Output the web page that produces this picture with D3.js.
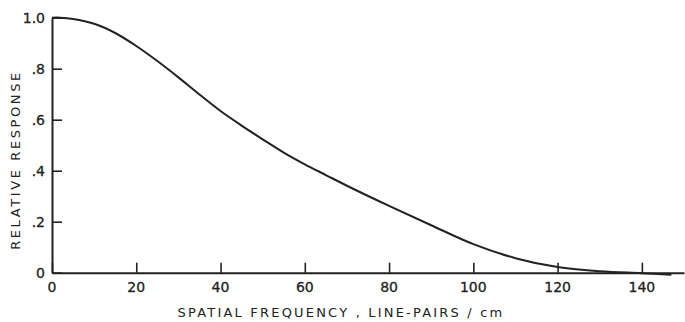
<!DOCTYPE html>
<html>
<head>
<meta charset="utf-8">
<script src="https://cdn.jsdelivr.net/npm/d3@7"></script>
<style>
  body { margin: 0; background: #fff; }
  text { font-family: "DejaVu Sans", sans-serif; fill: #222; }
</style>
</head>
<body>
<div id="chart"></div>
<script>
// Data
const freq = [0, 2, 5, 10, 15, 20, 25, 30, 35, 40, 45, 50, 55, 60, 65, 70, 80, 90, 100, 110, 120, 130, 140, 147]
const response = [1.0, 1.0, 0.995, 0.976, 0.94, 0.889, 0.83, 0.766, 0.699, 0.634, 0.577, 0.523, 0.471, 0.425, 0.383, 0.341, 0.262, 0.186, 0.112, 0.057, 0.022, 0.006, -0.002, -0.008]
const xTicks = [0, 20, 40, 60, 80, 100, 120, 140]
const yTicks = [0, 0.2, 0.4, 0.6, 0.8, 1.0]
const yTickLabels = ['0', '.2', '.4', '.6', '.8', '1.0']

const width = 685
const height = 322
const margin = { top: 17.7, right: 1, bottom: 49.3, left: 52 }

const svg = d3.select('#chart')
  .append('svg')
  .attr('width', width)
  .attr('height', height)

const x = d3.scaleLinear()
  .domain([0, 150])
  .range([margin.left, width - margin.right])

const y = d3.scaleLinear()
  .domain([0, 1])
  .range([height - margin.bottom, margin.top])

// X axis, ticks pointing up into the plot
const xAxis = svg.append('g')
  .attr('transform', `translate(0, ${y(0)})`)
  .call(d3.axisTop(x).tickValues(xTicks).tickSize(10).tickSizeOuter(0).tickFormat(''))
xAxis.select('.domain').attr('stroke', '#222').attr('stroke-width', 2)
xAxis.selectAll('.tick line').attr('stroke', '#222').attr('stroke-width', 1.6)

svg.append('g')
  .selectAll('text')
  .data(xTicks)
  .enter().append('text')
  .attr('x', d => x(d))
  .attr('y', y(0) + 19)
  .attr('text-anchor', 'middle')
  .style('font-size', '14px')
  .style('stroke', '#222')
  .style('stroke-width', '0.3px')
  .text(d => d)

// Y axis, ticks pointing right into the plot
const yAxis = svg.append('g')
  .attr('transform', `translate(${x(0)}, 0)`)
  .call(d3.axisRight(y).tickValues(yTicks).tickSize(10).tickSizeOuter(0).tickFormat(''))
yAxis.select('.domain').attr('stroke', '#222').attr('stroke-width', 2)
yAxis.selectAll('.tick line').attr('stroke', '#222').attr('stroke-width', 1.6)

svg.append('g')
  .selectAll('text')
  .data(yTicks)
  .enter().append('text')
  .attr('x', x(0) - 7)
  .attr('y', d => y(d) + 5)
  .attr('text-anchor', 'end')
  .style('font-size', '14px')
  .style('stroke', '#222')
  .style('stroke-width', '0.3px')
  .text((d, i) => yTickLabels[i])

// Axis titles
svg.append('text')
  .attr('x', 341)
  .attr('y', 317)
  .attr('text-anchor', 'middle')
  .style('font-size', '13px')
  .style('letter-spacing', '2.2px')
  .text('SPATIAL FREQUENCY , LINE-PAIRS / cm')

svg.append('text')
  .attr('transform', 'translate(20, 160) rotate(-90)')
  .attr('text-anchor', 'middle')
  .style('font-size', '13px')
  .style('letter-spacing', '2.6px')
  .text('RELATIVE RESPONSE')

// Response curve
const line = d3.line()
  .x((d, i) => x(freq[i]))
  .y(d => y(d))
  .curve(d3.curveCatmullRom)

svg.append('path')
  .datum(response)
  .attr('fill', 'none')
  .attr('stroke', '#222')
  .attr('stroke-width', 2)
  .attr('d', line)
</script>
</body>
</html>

**YOUR INSTRUCTIONS**
Copy nothing but the lines from the top of the data down to the line containing "- margin.bottom, margin.top])", and leave the pictures out.

**WRITTEN SOLUTION**
Output the web page that produces this picture with D3.js.
<!DOCTYPE html>
<html>
<head>
<meta charset="utf-8">
<script src="https://cdn.jsdelivr.net/npm/d3@7"></script>
<style>
  body { margin: 0; background: #fff; }
  text { font-family: "DejaVu Sans", sans-serif; fill: #222; }
</style>
</head>
<body>
<div id="chart"></div>
<script>
// Data
const freq = [0, 2, 5, 10, 15, 20, 25, 30, 35, 40, 45, 50, 55, 60, 65, 70, 80, 90, 100, 110, 120, 130, 140, 147]
const response = [1.0, 1.0, 0.995, 0.976, 0.94, 0.889, 0.83, 0.766, 0.699, 0.634, 0.577, 0.523, 0.471, 0.425, 0.383, 0.341, 0.262, 0.186, 0.112, 0.057, 0.022, 0.006, -0.002, -0.008]
const xTicks = [0, 20, 40, 60, 80, 100, 120, 140]
const yTicks = [0, 0.2, 0.4, 0.6, 0.8, 1.0]
const yTickLabels = ['0', '.2', '.4', '.6', '.8', '1.0']

const width = 685
const height = 322
const margin = { top: 17.7, right: 1, bottom: 49.3, left: 52 }

const svg = d3.select('#chart')
  .append('svg')
  .attr('width', width)
  .attr('height', height)

const x = d3.scaleLinear()
  .domain([0, 150])
  .range([margin.left, width - margin.right])

const y = d3.scaleLinear()
  .domain([0, 1])
  .range([height - margin.bottom, margin.top])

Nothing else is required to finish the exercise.